Plotting code records
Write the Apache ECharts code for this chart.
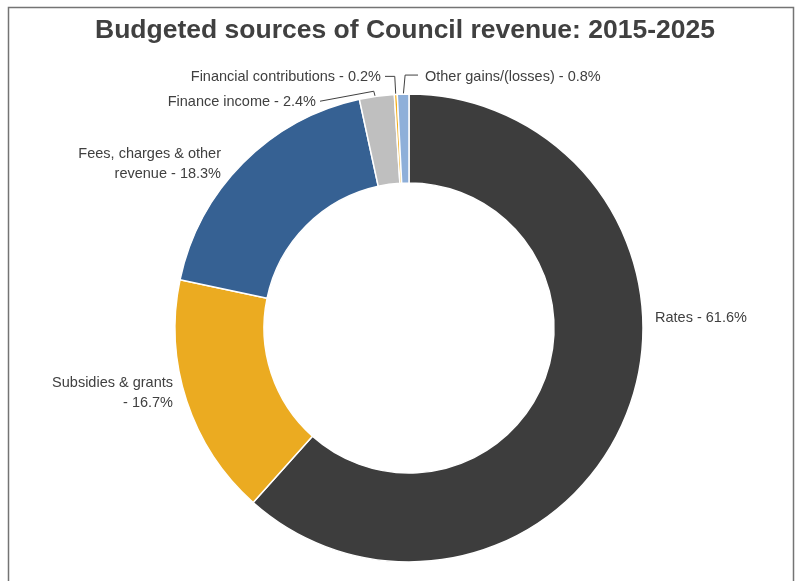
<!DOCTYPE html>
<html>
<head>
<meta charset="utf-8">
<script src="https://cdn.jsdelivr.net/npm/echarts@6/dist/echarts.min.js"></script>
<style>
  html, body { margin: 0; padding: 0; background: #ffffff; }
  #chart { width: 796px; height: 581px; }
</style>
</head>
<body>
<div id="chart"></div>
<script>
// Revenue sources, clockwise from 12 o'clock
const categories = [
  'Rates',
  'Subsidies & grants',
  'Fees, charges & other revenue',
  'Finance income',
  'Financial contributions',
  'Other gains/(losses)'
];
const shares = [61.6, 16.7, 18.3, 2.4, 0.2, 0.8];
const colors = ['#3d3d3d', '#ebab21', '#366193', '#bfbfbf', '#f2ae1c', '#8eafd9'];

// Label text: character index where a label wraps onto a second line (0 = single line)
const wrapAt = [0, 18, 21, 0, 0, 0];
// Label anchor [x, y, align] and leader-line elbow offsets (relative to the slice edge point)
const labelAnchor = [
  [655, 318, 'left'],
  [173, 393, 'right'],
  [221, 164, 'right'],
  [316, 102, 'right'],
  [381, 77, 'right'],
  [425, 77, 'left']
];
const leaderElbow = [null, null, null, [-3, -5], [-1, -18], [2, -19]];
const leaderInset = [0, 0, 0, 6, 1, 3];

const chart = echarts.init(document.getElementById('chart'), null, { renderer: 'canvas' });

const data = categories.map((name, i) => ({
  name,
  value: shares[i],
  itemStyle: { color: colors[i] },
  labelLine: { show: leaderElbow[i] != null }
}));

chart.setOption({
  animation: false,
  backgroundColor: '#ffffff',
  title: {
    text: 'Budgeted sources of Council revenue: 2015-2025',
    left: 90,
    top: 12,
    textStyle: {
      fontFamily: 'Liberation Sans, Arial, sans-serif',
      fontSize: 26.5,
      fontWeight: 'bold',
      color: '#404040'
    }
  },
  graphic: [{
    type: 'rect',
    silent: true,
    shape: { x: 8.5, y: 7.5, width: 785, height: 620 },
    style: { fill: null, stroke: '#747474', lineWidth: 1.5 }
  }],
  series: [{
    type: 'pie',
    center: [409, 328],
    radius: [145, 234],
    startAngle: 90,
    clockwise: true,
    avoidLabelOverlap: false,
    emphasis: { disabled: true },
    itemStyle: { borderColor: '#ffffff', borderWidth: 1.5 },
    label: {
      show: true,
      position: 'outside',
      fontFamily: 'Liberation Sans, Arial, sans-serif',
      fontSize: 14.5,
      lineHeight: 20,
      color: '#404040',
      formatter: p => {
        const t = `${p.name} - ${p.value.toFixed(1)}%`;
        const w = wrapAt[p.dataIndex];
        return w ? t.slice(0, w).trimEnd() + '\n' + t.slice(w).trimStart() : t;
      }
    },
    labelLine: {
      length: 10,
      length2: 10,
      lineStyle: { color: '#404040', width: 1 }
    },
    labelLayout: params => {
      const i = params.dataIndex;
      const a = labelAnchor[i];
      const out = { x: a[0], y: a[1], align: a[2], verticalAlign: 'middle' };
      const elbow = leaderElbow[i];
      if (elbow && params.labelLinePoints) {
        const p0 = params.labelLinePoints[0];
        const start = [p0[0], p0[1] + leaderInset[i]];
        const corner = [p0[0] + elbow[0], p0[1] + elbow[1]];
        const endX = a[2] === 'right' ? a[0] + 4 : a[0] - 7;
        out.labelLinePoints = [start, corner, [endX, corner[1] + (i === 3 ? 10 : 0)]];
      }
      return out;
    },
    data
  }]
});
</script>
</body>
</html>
...
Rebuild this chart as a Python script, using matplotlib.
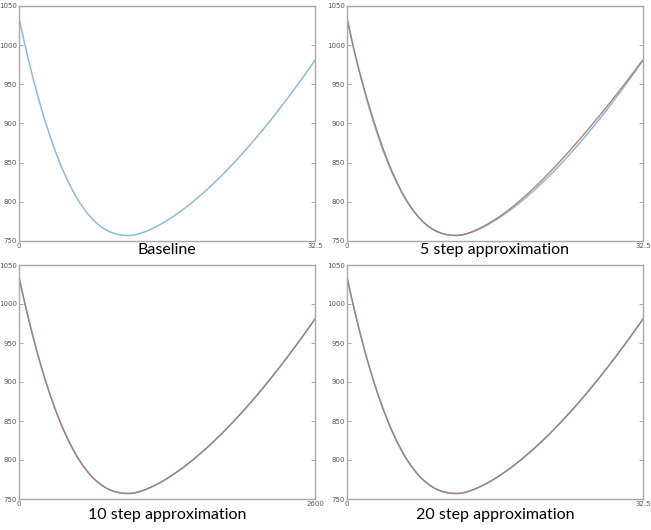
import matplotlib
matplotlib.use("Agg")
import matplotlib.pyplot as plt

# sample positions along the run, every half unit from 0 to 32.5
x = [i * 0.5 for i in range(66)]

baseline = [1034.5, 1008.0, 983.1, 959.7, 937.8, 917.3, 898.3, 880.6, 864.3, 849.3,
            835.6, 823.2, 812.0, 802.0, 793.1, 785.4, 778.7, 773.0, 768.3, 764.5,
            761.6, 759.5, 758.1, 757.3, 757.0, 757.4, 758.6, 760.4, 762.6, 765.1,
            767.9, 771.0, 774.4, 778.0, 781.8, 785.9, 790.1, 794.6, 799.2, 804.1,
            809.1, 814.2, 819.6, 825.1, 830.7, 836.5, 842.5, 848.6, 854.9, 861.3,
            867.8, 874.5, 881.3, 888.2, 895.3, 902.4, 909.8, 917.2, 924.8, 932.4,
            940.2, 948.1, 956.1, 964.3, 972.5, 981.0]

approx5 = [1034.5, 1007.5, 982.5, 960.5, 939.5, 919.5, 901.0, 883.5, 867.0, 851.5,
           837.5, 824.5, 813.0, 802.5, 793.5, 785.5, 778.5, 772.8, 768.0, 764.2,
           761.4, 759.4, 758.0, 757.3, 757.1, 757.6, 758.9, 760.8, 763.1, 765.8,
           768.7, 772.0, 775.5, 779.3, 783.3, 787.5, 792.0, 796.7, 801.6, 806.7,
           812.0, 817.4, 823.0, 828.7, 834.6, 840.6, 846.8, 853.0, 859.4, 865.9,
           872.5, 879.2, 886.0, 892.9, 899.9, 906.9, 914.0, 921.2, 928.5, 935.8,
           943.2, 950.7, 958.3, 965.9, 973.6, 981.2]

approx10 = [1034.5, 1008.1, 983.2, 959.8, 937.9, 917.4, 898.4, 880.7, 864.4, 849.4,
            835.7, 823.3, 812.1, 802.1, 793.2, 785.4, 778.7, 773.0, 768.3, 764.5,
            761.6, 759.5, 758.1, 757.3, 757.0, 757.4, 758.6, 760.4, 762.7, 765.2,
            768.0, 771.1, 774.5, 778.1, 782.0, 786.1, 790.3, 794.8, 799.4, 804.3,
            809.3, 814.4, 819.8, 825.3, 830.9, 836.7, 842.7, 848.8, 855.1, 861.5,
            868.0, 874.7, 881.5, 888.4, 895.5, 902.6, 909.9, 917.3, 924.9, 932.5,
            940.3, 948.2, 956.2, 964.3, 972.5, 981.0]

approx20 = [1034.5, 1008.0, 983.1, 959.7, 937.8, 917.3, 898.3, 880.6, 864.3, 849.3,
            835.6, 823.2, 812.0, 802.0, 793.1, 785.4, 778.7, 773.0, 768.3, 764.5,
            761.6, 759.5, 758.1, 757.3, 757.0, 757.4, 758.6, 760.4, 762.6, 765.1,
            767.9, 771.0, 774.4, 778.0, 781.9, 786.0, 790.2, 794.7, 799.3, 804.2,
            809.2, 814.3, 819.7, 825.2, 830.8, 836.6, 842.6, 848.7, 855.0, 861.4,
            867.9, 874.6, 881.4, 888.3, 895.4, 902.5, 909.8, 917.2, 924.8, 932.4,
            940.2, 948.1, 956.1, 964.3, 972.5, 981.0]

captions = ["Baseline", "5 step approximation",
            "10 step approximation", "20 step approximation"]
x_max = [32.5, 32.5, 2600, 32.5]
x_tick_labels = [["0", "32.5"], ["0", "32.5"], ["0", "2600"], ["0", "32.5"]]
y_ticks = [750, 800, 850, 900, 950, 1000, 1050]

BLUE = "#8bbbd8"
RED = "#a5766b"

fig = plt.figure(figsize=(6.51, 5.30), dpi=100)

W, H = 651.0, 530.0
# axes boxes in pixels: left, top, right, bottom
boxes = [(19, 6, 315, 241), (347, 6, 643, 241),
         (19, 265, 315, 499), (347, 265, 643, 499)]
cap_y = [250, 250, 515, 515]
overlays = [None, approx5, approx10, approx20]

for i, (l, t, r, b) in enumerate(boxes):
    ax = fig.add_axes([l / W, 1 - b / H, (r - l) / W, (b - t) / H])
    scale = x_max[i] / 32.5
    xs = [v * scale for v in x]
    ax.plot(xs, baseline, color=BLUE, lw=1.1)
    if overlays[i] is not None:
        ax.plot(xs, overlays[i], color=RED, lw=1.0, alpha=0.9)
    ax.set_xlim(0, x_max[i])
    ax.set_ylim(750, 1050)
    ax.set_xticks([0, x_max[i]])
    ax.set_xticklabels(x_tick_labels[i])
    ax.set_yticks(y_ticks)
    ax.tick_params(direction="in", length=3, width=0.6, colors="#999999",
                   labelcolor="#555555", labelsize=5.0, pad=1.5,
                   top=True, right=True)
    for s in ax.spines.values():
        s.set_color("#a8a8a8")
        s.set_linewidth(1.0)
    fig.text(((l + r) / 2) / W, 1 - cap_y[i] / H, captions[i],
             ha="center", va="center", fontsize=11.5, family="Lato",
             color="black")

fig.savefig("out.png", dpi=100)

Exercise details:
Keep to the lines above from the line with "Write the Apache ECharts code for this chart." to the line with "const leaderInset = [0, 0, 0, 6, 1, 3];", and set down exactly those, inclusive, with nothing else and every picture left out.

Solution to the problem:
Write the Apache ECharts code for this chart.
<!DOCTYPE html>
<html>
<head>
<meta charset="utf-8">
<script src="https://cdn.jsdelivr.net/npm/echarts@6/dist/echarts.min.js"></script>
<style>
  html, body { margin: 0; padding: 0; background: #ffffff; }
  #chart { width: 796px; height: 581px; }
</style>
</head>
<body>
<div id="chart"></div>
<script>
// Revenue sources, clockwise from 12 o'clock
const categories = [
  'Rates',
  'Subsidies & grants',
  'Fees, charges & other revenue',
  'Finance income',
  'Financial contributions',
  'Other gains/(losses)'
];
const shares = [61.6, 16.7, 18.3, 2.4, 0.2, 0.8];
const colors = ['#3d3d3d', '#ebab21', '#366193', '#bfbfbf', '#f2ae1c', '#8eafd9'];

// Label text: character index where a label wraps onto a second line (0 = single line)
const wrapAt = [0, 18, 21, 0, 0, 0];
// Label anchor [x, y, align] and leader-line elbow offsets (relative to the slice edge point)
const labelAnchor = [
  [655, 318, 'left'],
  [173, 393, 'right'],
  [221, 164, 'right'],
  [316, 102, 'right'],
  [381, 77, 'right'],
  [425, 77, 'left']
];
const leaderElbow = [null, null, null, [-3, -5], [-1, -18], [2, -19]];
const leaderInset = [0, 0, 0, 6, 1, 3];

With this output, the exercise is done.